— RECORDED INFORMATION —
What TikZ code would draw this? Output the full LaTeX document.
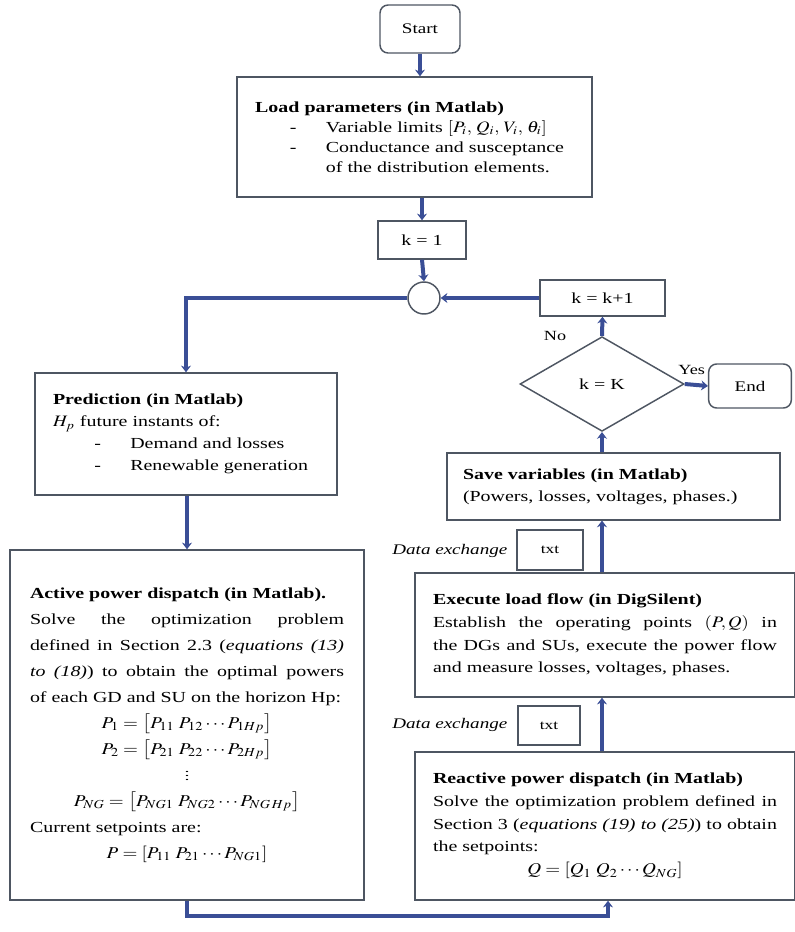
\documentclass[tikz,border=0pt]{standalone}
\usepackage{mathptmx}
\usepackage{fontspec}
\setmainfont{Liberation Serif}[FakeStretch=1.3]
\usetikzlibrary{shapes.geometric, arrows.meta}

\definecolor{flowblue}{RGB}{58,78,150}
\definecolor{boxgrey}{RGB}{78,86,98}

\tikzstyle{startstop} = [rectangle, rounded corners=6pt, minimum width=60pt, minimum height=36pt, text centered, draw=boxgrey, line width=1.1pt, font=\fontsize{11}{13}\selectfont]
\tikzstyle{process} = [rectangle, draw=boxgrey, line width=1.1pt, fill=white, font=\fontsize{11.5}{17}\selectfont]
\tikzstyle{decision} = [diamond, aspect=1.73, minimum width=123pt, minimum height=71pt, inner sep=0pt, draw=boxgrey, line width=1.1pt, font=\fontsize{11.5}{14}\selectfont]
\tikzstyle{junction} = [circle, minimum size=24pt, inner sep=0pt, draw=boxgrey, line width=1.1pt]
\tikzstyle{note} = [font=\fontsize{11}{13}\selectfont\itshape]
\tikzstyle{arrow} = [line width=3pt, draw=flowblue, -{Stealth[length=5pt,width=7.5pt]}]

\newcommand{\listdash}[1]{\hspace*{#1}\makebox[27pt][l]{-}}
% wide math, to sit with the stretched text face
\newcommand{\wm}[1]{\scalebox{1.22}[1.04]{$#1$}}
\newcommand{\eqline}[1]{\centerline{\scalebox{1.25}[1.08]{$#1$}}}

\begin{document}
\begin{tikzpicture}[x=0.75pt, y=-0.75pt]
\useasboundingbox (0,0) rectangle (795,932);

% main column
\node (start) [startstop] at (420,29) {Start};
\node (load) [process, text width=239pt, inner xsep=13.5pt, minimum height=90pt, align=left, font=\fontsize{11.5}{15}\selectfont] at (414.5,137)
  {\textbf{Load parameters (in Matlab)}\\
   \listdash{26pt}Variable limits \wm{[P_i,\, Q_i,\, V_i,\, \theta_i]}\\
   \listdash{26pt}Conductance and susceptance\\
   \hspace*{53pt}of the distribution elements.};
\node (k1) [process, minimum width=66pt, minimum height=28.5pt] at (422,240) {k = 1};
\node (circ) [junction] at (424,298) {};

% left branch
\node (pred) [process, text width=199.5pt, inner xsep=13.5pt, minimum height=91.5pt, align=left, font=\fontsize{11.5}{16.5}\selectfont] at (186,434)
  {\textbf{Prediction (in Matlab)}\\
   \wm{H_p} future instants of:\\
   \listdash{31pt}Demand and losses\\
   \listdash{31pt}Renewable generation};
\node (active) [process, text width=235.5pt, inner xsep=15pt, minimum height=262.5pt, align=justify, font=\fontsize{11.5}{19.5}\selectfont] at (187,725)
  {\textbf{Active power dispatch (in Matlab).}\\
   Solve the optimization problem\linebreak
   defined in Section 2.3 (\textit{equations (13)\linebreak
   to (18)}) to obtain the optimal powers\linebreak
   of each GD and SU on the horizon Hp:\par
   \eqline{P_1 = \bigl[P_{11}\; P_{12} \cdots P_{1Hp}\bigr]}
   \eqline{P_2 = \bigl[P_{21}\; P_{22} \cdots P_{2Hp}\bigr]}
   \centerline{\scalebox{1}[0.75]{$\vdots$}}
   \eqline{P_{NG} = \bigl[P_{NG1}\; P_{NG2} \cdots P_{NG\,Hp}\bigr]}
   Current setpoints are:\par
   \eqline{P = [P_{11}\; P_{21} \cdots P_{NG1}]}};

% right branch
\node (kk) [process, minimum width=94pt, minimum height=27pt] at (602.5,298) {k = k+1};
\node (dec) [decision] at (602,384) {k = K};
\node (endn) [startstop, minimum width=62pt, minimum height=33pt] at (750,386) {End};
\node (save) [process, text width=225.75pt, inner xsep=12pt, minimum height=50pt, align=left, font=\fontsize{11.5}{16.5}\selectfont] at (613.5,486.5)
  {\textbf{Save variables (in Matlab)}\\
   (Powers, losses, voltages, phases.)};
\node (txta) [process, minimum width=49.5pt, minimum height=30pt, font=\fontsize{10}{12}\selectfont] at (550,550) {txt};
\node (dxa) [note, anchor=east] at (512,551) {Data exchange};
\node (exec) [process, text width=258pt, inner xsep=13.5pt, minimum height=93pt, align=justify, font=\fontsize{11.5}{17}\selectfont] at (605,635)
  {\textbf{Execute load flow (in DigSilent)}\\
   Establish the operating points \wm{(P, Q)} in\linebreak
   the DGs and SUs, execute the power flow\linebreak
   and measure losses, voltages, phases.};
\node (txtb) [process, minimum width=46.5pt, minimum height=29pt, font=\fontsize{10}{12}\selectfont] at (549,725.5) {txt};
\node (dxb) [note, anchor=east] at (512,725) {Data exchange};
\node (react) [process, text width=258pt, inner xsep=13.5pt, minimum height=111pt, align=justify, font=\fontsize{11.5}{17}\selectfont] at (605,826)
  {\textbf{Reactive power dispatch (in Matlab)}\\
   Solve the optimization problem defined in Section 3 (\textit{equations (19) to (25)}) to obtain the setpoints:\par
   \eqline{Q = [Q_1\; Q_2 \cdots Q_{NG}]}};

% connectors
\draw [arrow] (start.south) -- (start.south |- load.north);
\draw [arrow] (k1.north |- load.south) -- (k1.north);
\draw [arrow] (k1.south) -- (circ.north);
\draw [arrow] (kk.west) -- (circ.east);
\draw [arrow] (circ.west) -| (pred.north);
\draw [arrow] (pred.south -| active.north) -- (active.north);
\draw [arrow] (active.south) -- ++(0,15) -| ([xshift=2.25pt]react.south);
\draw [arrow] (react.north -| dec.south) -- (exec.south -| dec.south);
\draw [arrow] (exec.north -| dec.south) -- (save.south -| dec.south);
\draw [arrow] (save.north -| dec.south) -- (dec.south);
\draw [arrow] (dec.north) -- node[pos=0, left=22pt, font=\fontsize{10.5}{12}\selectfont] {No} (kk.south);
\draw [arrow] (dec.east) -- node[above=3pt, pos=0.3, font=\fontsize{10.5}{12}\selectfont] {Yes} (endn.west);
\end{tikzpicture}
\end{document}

— REQUIREMENTS —
Write down every line from the opening of the listing to the line with "(circ) [junction] at", both included, and nothing else; the pictures are omitted.

— COMPLETE ANSWER —
What TikZ code would draw this? Output the full LaTeX document.
\documentclass[tikz,border=0pt]{standalone}
\usepackage{mathptmx}
\usepackage{fontspec}
\setmainfont{Liberation Serif}[FakeStretch=1.3]
\usetikzlibrary{shapes.geometric, arrows.meta}

\definecolor{flowblue}{RGB}{58,78,150}
\definecolor{boxgrey}{RGB}{78,86,98}

\tikzstyle{startstop} = [rectangle, rounded corners=6pt, minimum width=60pt, minimum height=36pt, text centered, draw=boxgrey, line width=1.1pt, font=\fontsize{11}{13}\selectfont]
\tikzstyle{process} = [rectangle, draw=boxgrey, line width=1.1pt, fill=white, font=\fontsize{11.5}{17}\selectfont]
\tikzstyle{decision} = [diamond, aspect=1.73, minimum width=123pt, minimum height=71pt, inner sep=0pt, draw=boxgrey, line width=1.1pt, font=\fontsize{11.5}{14}\selectfont]
\tikzstyle{junction} = [circle, minimum size=24pt, inner sep=0pt, draw=boxgrey, line width=1.1pt]
\tikzstyle{note} = [font=\fontsize{11}{13}\selectfont\itshape]
\tikzstyle{arrow} = [line width=3pt, draw=flowblue, -{Stealth[length=5pt,width=7.5pt]}]

\newcommand{\listdash}[1]{\hspace*{#1}\makebox[27pt][l]{-}}
% wide math, to sit with the stretched text face
\newcommand{\wm}[1]{\scalebox{1.22}[1.04]{$#1$}}
\newcommand{\eqline}[1]{\centerline{\scalebox{1.25}[1.08]{$#1$}}}

\begin{document}
\begin{tikzpicture}[x=0.75pt, y=-0.75pt]
\useasboundingbox (0,0) rectangle (795,932);

% main column
\node (start) [startstop] at (420,29) {Start};
\node (load) [process, text width=239pt, inner xsep=13.5pt, minimum height=90pt, align=left, font=\fontsize{11.5}{15}\selectfont] at (414.5,137)
  {\textbf{Load parameters (in Matlab)}\\
   \listdash{26pt}Variable limits \wm{[P_i,\, Q_i,\, V_i,\, \theta_i]}\\
   \listdash{26pt}Conductance and susceptance\\
   \hspace*{53pt}of the distribution elements.};
\node (k1) [process, minimum width=66pt, minimum height=28.5pt] at (422,240) {k = 1};
\node (circ) [junction] at (424,298) {};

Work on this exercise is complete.